O filme, ali, entra em uma realidade paralela, mais sexualizada, com vários personagens de repente num universo cujas regras são distintas.


Vinagre nunca se preocupou em criar uma obra que o tornasse conhecido como um autor, ou seja, um artista que repete sempre temas ou uma mesma estética a cada novo trabalho. Prefere a variedade.


“Essa coisa de fazer muitos filmes me liberta de me apegar a um formato específico, ou de ter uma marca de ‘autor’ que seja reconhecível. Então eu gosto de provar outros tipos de narrativa”, ele diz.


Seu curta mais famoso, “Nova Dubai”, de 2014, não poupa em cenas de sexo explícito –protagonizadas inclusive por ele próprio. Entre 2018 e 2020, lançou uma espécie de trilogia, com curiosos documentários sobre personalidades que falam de si para a câmera, em um jogo em que nunca se sabe até que ponto o que está sendo mostrado é real ou uma performance de um roteiro previamente escrito –”Lembro Mais dos Corvos”, “A Rosa Azul de Novalis” e “Vil, Má”, estes dois últimos também exibidos em Berlim.

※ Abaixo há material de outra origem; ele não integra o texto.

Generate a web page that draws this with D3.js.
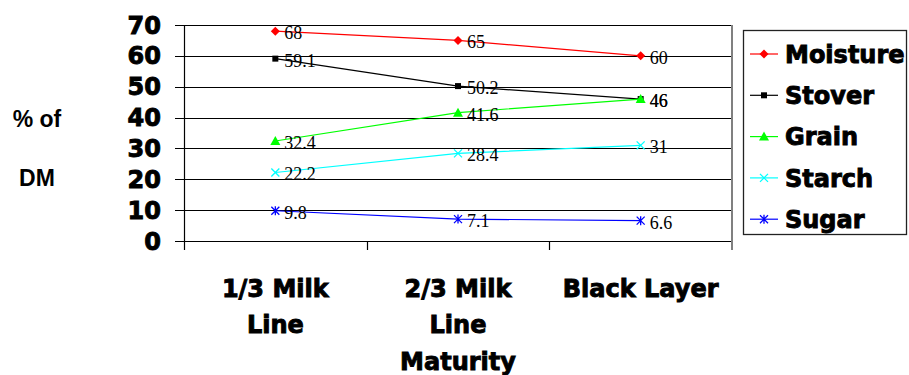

Seus dois longas de 2021 são também muito diferentes entre si –o ultraexperimental “Desaprender a Dormir”, codirigido por Caetano Gotardo, e o documentário “Deus Tem Aids”, com codireção de Fabio Leal, sobre pessoas com HIV que tentam relatar a normalidade de suas vidas, apesar do preconceito.


Em sua filmografia, “Três Tigres Tristes” talvez seja seu filme mais comercial, apesar da constante experimentação formal. Há, ali, apesar da pureza, uma reflexão sobre o Brasil pandêmico e bolsonarista.


O título é acima de tudo uma maneira poética de se referir a três personagens que precisam lutar com garra de felinos para sobreviver, ainda que estejam tomados por uma melancolia que os deixa com pouca –ou nenhuma– certeza sobre o futuro.


Na disputa pelo Urso de Ouro, Berlim teve ainda um de seus filmes mais polêmicos.


“Un Été Comme Ça”, do canadense Denis Côté, fala de três ninfomaníacas que participam de um experimento. Há uma inegável forma exploratória no modo como o diretor apresenta a condição sexual das personagens, mas o filme também convida o espectador a refletir sobre o quanto a hiper-sexualidade é de fato degradante ou se o nosso olhar sobre a mulher que se entrega ao gozo é que é carregado de preconceitos.


Mesmo colhendo reações bem negativas, é até o momento um dos longas mais corajosos desta Berlinale.